What’s new: advances in serodiagnostic testing, role of T cell activation in Lyme arthritis, and post-treatment Lyme disease syndrome.
References1. Branda JA, Body BA, Boyle J, et al. Advances in serodiagnostic testing for Lyme disease are at hand. Clin Infect Dis. 2018;66:1133-1139. doi: 10.1093/cid/cix943.2. Whiteside SK, Snook JP, Ma Y, et al. IL-10 deficiency reveals a role for TLR2-dependent bystander activation of T cells in Lyme arthritis. J Immunol. 2018;200:1457-1470. doi: 10.4049/jimmunol.1701248.3. Rebman AW, Bechtold KT, Yang T, et al. The clinical, symptom, and quality-of-life characterization of a well-defined group of patients with posttreatment Lyme disease syndrome. Front Med (Lausanne). 2017;4:224. doi: 10.3389/fmed.2017.00224.
Highlights of 3 studies in Lyme arthritis include: (1) advances in serodiagnostic testing for Lyme disease may identify the infection before chronic health problems, such as Lyme arthritis, appear; (2) cascading inflammation associated with Lyme arthritis has been linked to an overactive immune response; and (3) severe symptoms linger in some patients after antibiotic treatment.1-3 Scroll through the slides for the latest findings and their clinical implications.
The only FDA-approved Lyme disease tests are based on technology developed more than 2 decades ago.
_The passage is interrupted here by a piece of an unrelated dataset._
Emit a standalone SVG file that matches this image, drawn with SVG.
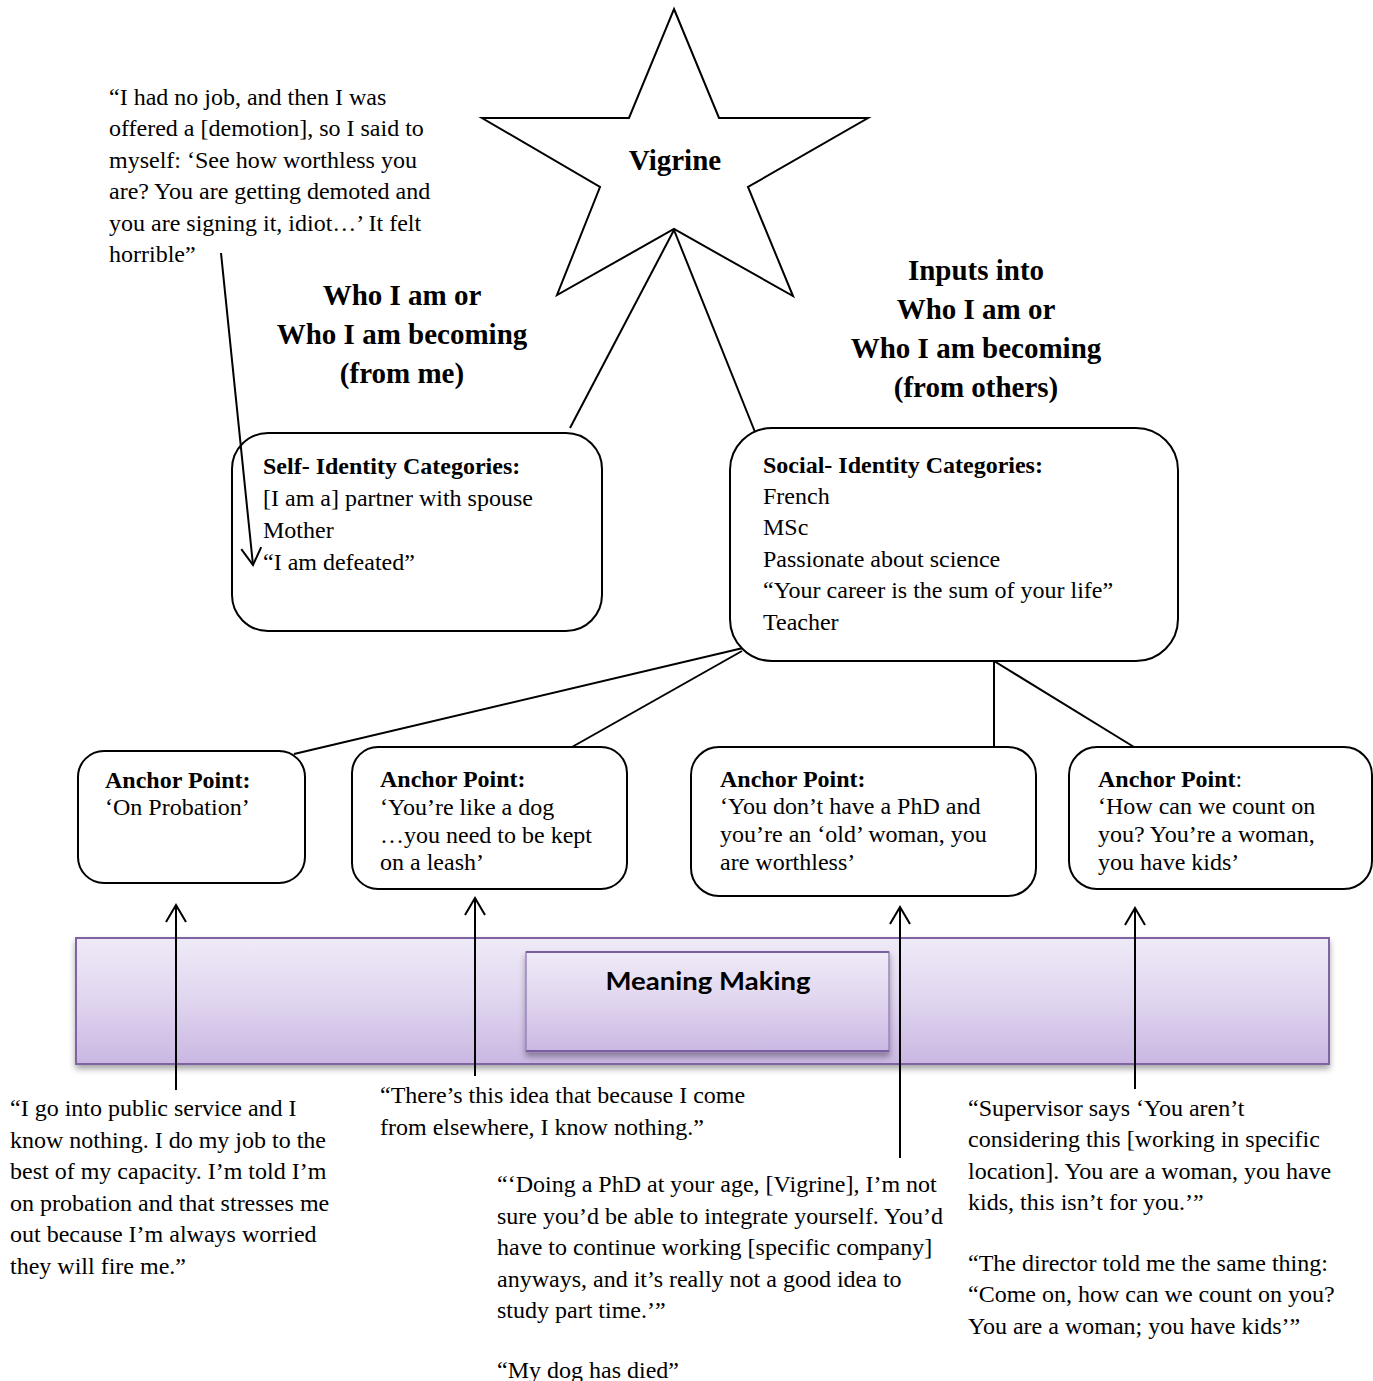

The current standard relies on detecting antibodies produced by the immune system in response to the disease.
However, many people produce similar, cross-reactive antibodies in response to other bacteria not associated with Lyme disease, which causes confusing results and makes test accuracy more difficult.1
Clinical Implications: Updated methods would help physicians decide when to prescribe antibiotics to clear the infection and help avoid severe long-term health problems.
“New tests are at hand that offer more accurate, less ambiguous test results that can yield actionable results in a timely fashion. Improved tests will allow for earlier diagnosis, which should improve patient outcomes,” said senior author Steven Schutzer, MD, of Rutgers New Jersey Medical School. “New tests are more exact and are not as susceptible to the same false-positive or false-negative results associated with current tests.”
A receptor on T cells interacts with molecules on the surface of the Borrelia burgdorferi, the bacterium transferred during a tick bite, which results in bystander activation. This activation mechanism triggers the T cell to produce inflammatory molecules that accumulate around the joints and contribute to inflammation and arthritis.
A mouse model of persistent Lyme arthritis showed some of the newly activated T cells can interact with residual bacteria that persist long after the initial tick bite, producing a cascading cycle of inflammation that could lead to infection-induced autoimmunity.2
Clinical Implications: The results suggest new therapeutic approaches, such as those that focus on anti-inflammatory mechanisms, might be more effective for patients with persistent Lyme arthritis.
“Through bystander activation, a whole repertoire of T cells may be activated, independent of their specificity for infecting pathogens. If you can suppress T cell activation for the short term, we might help re-establish the control mechanism for the immune response in the body,” said senior author Janis Weis, PhD, professor of pathology at the University of Utah Health.
A case series of 61 patients with well-documented post-treatment Lyme disease syndrome (PTLDS) was compared with 26 healthy controls who had neither a clinical history of Lyme disease nor current antibodies to Borrelia burgdorferi. All participants had a physical examination, clinical laboratory testing, standardized questionnaires, and a 36-item current symptom list.3
Those with PTLDS reported significantly greater fatigue, pain, sleep disturbance, and depression as compared with controls. The physical examination and clinical laboratory tests showed few objective abnormalities.
Clinical Implications: The standardized symptom questionnaires reveal that patients with PTLDS are highly, clinically significantly symptomatic, with poor health-related quality of life.
“Even though their exams and lab tests didn’t show much in the way of a common or clear biological marker or markers of PTLDS, it’s clear these patients don’t feel well. These symptoms are more severe than what the average non-PTLDS patient is experiencing even on a bad day,” said co-author Kathleen Bechtold, PhD, associate professor of physical medicine and rehabilitation at the Johns Hopkins University School of Medicine. A systematic approach to diagnosis and symptom measurement can successfully identify patients with PTLDS, she said.